The Tejo (or Tagus) is an incredible river. It’s impossible to imagine the city without it. And yet, a lot of times, it feels like it’s something no one thinks about.

Sure, you can find people at Cais das Colunas, and all the way to Cais do Sodré, the renovated part. They’re enjoying the water view, there are a couple of kiosks selling food & drinks, there are musicians playing their guitars, and you can catch a glimpse of what life could be if the rest of the river bank got the same kind of attention. Sadly, it does not.

(For those not familiar with the city, this part is a very very small section of the river front.)
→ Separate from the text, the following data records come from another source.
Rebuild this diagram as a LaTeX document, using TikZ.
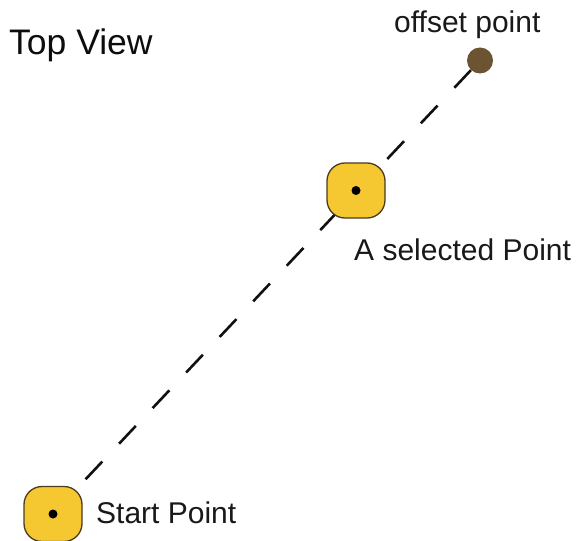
\documentclass[tikz,border=0pt]{standalone}
\usepackage{fontspec}
\setmainfont{Liberation Sans}
\usetikzlibrary{backgrounds}
\definecolor{ptyellow}{HTML}{F5C832}
\definecolor{ptedge}{HTML}{4A3C1E}
\definecolor{offbrown}{HTML}{6C5331}
\definecolor{linegray}{HTML}{111111}
\tikzset{
  ptbox/.style={draw=ptedge, line width=1.3pt, fill=ptyellow, rectangle, rounded corners=18pt,
    minimum width=58pt, minimum height=55pt, inner sep=0pt},
  ptdot/.style={circle, fill=black, minimum size=9pt, inner sep=0pt},
  offdot/.style={circle, fill=offbrown, minimum size=26pt, inner sep=0pt},
  lbl/.style={anchor=base west, inner sep=0pt, font=\fontsize{30}{36}\selectfont, text=black!90},
  ttl/.style={anchor=base west, inner sep=0pt, font=\fontsize{35.5}{42}\selectfont, text=black!95},
  dashline/.style={linegray, line width=2.6pt, dash pattern=on 24.4pt off 24.5pt}
}
\begin{document}
\begin{tikzpicture}[x=1pt, y=-1pt]
  \useasboundingbox (0,0) rectangle (577,540);
  \node[offdot] (op) at (480,60.5) {};
  \node[ptbox] (sp) at (53,514) {};
  \node[ptdot] (spd) at (sp.center) {};
  \node[ptbox] (sel) at (356,190.5) {};
  \node[ptdot] (seld) at (sel.center) {};
  \begin{pgfonlayer}{background}
    \draw[dashline, shorten <=9pt] (sp) -- (op);
  \end{pgfonlayer}
  \node[ttl] (title) at (9,55) {Top View};
  \node[lbl] (oplbl) at (394,33) {offset point};
  \node[lbl] (sellbl) at (354,260) {A selected Point};
  \node[lbl] (splbl) at (96,523) {Start Point};
\end{tikzpicture}
\end{document}
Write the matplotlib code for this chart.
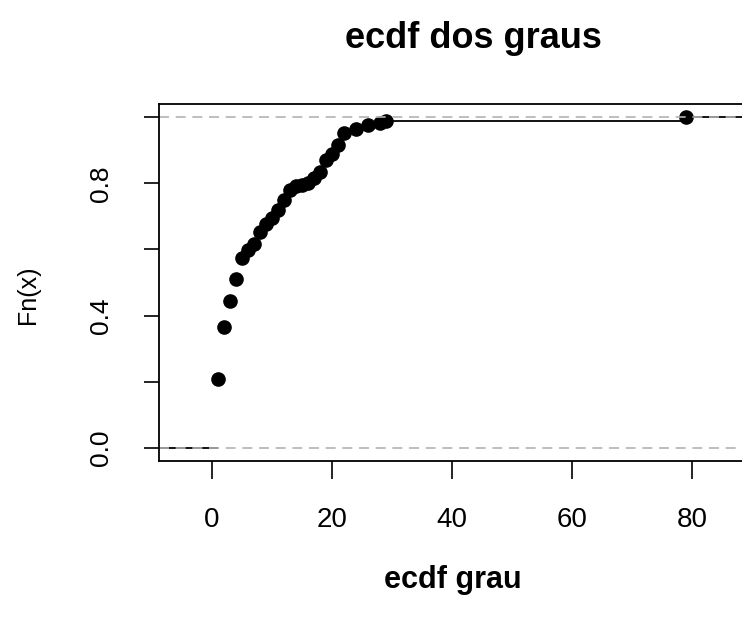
import numpy as np
import matplotlib.pyplot as plt

plt.rcParams['font.family'] = ['Liberation Sans', 'DejaVu Sans']

# observed degrees (knots) and the empirical cdf at each one
grau = [1, 2, 3, 4, 5, 6, 7, 8, 9, 10, 11, 12, 13, 14, 15, 16, 17, 18,
        19, 20, 21, 22, 24, 26, 28, 29, 79]
fn = [0.207, 0.366, 0.445, 0.512, 0.573, 0.598, 0.616, 0.652, 0.677,
      0.695, 0.720, 0.750, 0.780, 0.793, 0.796, 0.800, 0.817, 0.835,
      0.870, 0.890, 0.915, 0.951, 0.963, 0.976, 0.982, 0.990, 1.000]

x = np.array(grau, dtype=float)
y = np.array(fn)

# step extension like plot.stepfun
dr = max(0.08 * (x[-1] - x[0]), np.median(np.diff(x)))
lo, hi = x[0] - dr, x[-1] + dr
pad = 0.04 * (hi - lo)

fig = plt.figure(figsize=(7.42, 6.21), dpi=100)
ax = fig.add_axes([158.5 / 742, 160 / 621, (745 - 158.5) / 742, 357 / 621])

# horizontal steps, outer ones run past the plot region
ax.hlines(0, lo - dr, x[0], color='black', lw=1.3)
ax.hlines(y[:-1], x[:-1], x[1:], color='black', lw=1.3)
ax.hlines(y[-1], x[-1], hi + dr, color='black', lw=1.3)
ax.plot(x, y, 'o', color='black', ms=9.5)

for h in (0, 1):
    ax.axhline(h, color='#b3b3b3', lw=1.2, ls=(0, (6, 4)))

ax.set_xlim(lo - pad, hi + pad)
ax.set_ylim(-0.04, 1.04)

ax.set_xticks([0, 20, 40, 60, 80])
ax.set_yticks([0, 0.2, 0.4, 0.6, 0.8, 1.0])
ax.set_yticklabels(['0.0', '', '0.4', '', '0.8', ''])
for t in ax.get_yticklabels():
    t.set_rotation(90)
    t.set_va('center')

ax.tick_params(axis='x', length=13, width=1.2, pad=20, labelsize=20)
ax.tick_params(axis='y', length=11, width=1.2, pad=22, labelsize=19)
for s in ax.spines.values():
    s.set_linewidth(1.3)
ax.spines['right'].set_visible(False)

fig.text(473 / 742, 1 - 38 / 621, 'ecdf dos graus', ha='center', va='center',
         fontsize=26, fontweight='bold')
fig.text(453 / 742, 1 - 580 / 621, 'ecdf grau', ha='center', va='center',
         fontsize=22, fontweight='bold')
fig.text(28 / 742, 1 - 295 / 621, 'Fn(x)', ha='center', va='center',
         fontsize=18, rotation=90)

fig.savefig('out.png', dpi=100)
On most of what’s left, kilometers of it, you’ll find parking lots, warehouses, semi derelict, a few restaurants and clubs, marinas, but it all feels very much abandoned.

Homeless people call it home, the smell of piss mixed with the scent of the river, and poorly graffitied walls are the norm.

Today we went to Lapa, one of the fancy areas in town, and walked down to the river. We crossed the train tracks, and walked a bit along the water. It’s not nice.

A few people running and cycling, but that’s it. It’s mostly an empty area, until we get closer to the station at Cais do Sodré. Once there you can expect the usual crowd that seems to gather at every single city train station in the world: winos, junkies and other assorted people dealing with addiction and homelessness.

We were looking for the nice man playing the saxophone, he was so sweet yesterday. There was no one else around, he played for tinyMovieStar, she loved it, we danced. We were not carrying any money then, and we were about to fix that. He was not there.

We walked back, the usual climb. Not sad, but a little disappointed. With everything.